The Hart-Scott-Rodino Antitrust Improvements Act of 1976
This law established the pre-merger notification requirements, which require companies to notify the FTC and DOJ of any proposed mergers or acquisitions above a certain size before they can proceed. The purpose of this law is to give regulators time to assess whether a merger will have anticompetitive effects and whether it should be blocked or modified.

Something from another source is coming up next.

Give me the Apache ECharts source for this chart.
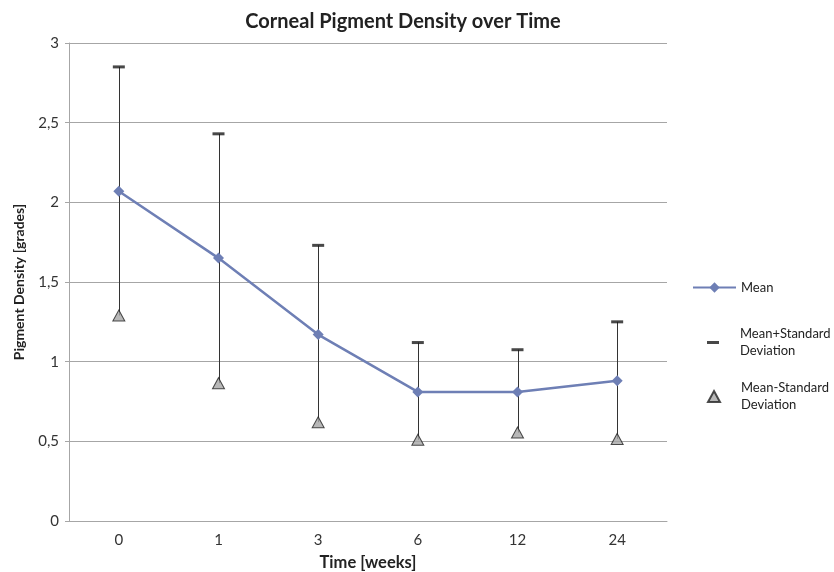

3. Real-World Applications of Antitrust Law
Antitrust law continues to play a crucial role in regulating the behavior of corporations and ensuring that competition thrives in various sectors. Several high-profile cases have highlighted the enforcement of antitrust law and its impact on the business landscape.
Microsoft Antitrust Case
In the late 1990s, the U.S. Department of Justice filed an antitrust lawsuit against Microsoft for violating the Sherman Act. The case centered around Microsoft’s practice of bundling its Internet Explorer web browser with its Windows operating system, which was seen as an attempt to undermine competition from rival browsers. In 2001, the case resulted in a settlement that required Microsoft to change its business practices and allowed competitors to have greater access to its operating system.
The Google Antitrust Case
Google has faced multiple antitrust investigations in recent years, both in the U.S. and internationally. In the U.S., the DOJ filed an antitrust lawsuit against Google in 2020, alleging that the company had used its dominant position in online search and advertising to stifle competition. The case highlights the evolving nature of antitrust law as it adapts to new technologies and business models.

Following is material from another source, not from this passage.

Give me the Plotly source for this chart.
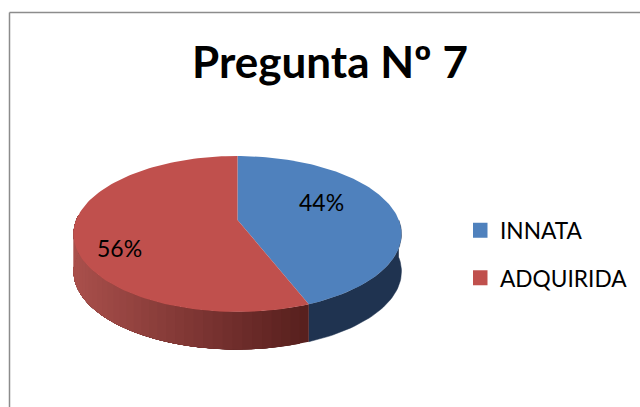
import math
import plotly.graph_objects as go

title = "Pregunta Nº 7"
categories = ["INNATA", "ADQUIRIDA"]
values = [44, 56]
top_colors = ["#4f81bd", "#c0504d"]

# projection of the tilted disc onto the page (pixels)
AX, AY = 237.5, 220.0
SX, SY, P = 161.3, 75.5, -0.1795
DEPTH = 37.5
LABEL_POS = [(321, 202), (119, 248)]


def proj(theta):
    u, v = math.sin(theta), -math.cos(theta)
    d = 1 + P * v
    return AX + SX * u / d, AY + SY * v / d


def arc(a0, a1, n):
    return [proj(a0 + (a1 - a0) * i / n) for i in range(n + 1)]


def mix(c0, c1, t):
    t = max(0.0, min(1.0, t))
    return "rgb(%d,%d,%d)" % tuple(round(a + (b - a) * t) for a, b in zip(c0, c1))


total = sum(values)
angles = [0.0]
for val in values:
    angles.append(angles[-1] + 2 * math.pi * val / total)

fig = go.Figure()


def polygon(pts, color, line=0):
    fig.add_trace(go.Scatter(
        x=[p[0] for p in pts], y=[p[1] for p in pts], mode="lines", fill="toself",
        fillcolor=color, line=dict(color=color, width=line), showlegend=False, hoverinfo="skip"))


# side wall of the first slice: flat dark blue (front half only)
a0 = angles[0] + math.pi / 2
blue = arc(a0, angles[1], 40)
polygon(blue + [(x, y + DEPTH) for x, y in reversed(blue)], "#1f3350", 0.5)

# side wall of the second slice: shaded in bands, each band painted over the previous one
a_end = 2 * math.pi * 0.76
strips = 40
for i in range(strips):
    t0 = angles[1] + (a_end - angles[1]) * i / strips
    seg = arc(t0, a_end, 60)
    col = mix((88, 32, 30), (170, 80, 76), (308 - seg[0][0]) / 235)
    polygon(seg + [(x, y + DEPTH) for x, y in reversed(seg)], col)

# top faces
for k in range(len(values)):
    pts = [(AX, AY)] + arc(angles[k], angles[k + 1], 120) + [(AX, AY)]
    polygon(pts, top_colors[k])

# legend entries
for k, name in enumerate(categories):
    fig.add_trace(go.Scatter(
        x=[None], y=[None], mode="markers", name=name, legendgroup=name,
        marker=dict(symbol="square", size=15, color=top_colors[k])))

annotations = [
    dict(x=LABEL_POS[k][0], y=LABEL_POS[k][1], xref="x", yref="y",
         text=f"{round(100 * values[k] / total)}%", showarrow=False,
         font=dict(family="Lato", size=23, color="black"))
    for k in range(len(values))
]

frame = dict(color="#8c8c8c", width=1.5)
fig.update_layout(
    width=640, height=407, margin=dict(l=0, r=0, t=0, b=0), autosize=False,
    paper_bgcolor="white", plot_bgcolor="white",
    xaxis=dict(range=[0, 640], visible=False, fixedrange=True),
    yaxis=dict(range=[407, 0], visible=False, fixedrange=True),
    title=dict(text=f"<b>{title}</b>", x=330 / 640, xanchor="center", y=1 - 63 / 407, yanchor="middle",
               font=dict(family="Lato", size=44, color="black")),
    legend=dict(x=473 / 640, y=1 - 209 / 407, xanchor="left", yanchor="top", tracegroupgap=15,
                indentation=-13, entrywidth=135, entrywidthmode="pixels",
                bgcolor="rgba(0,0,0,0)", font=dict(family="Lato", size=22.7, color="black")),
    annotations=annotations,
    shapes=[
        dict(type="line", xref="x", yref="y", x0=9.5, y0=12.5, x1=9.5, y1=407, line=frame, layer="below"),
        dict(type="line", xref="x", yref="y", x0=9.5, y0=12.5, x1=640, y1=12.5, line=frame, layer="below"),
    ],
)
fig.write_html("out.html", config={"displayModeBar": False},
               post_script="document.body.style.margin='0';document.body.style.overflow='hidden';")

The AT&T and Time Warner Merger
In 2018, AT&T’s proposed merger with Time Warner was closely scrutinized by the DOJ. The DOJ filed a lawsuit to block the merger, arguing that it would reduce competition in the telecommunications and media markets. However, the merger was eventually approved after a lengthy legal battle, demonstrating the complexity of antitrust law in dealing with modern mergers and acquisitions.
4. Antitrust Law in the Global Context
While antitrust laws in the United States are perhaps the most well-known, other countries and regions have their own antitrust regulations. The European Union, for example, has a robust competition law regime, with the European Commission taking an active role in investigating anticompetitive practices.
European Union Antitrust Law
The EU’s competition laws are primarily governed by Articles 101 and 102 of the Treaty on the Functioning of the European Union (TFEU). Article 101 prohibits agreements that restrict competition, while Article 102 targets abuse of dominant market positions. Notable EU antitrust cases include the European Commission’s fines against Microsoft and Google for anticompetitive practices.
The Role of Antitrust in Emerging Markets
As emerging economies like China and India continue to grow, antitrust law has become an increasingly important tool for regulating competition. Both countries have developed their own antitrust regulations in recent years to address concerns about monopolistic practices and market dominance.
Conclusion
Antitrust laws are essential for maintaining fair competition and protecting consumers. Through landmark legislation such as the Sherman Antitrust Act and the Clayton Act, governments have established frameworks to prevent monopolies and other anticompetitive practices. As industries evolve, so too must antitrust laws, ensuring that they can address new challenges posed by technological advancements and changing market conditions. These laws remain a cornerstone of a competitive and free market economy, promoting innovation, efficiency, and consumer welfare.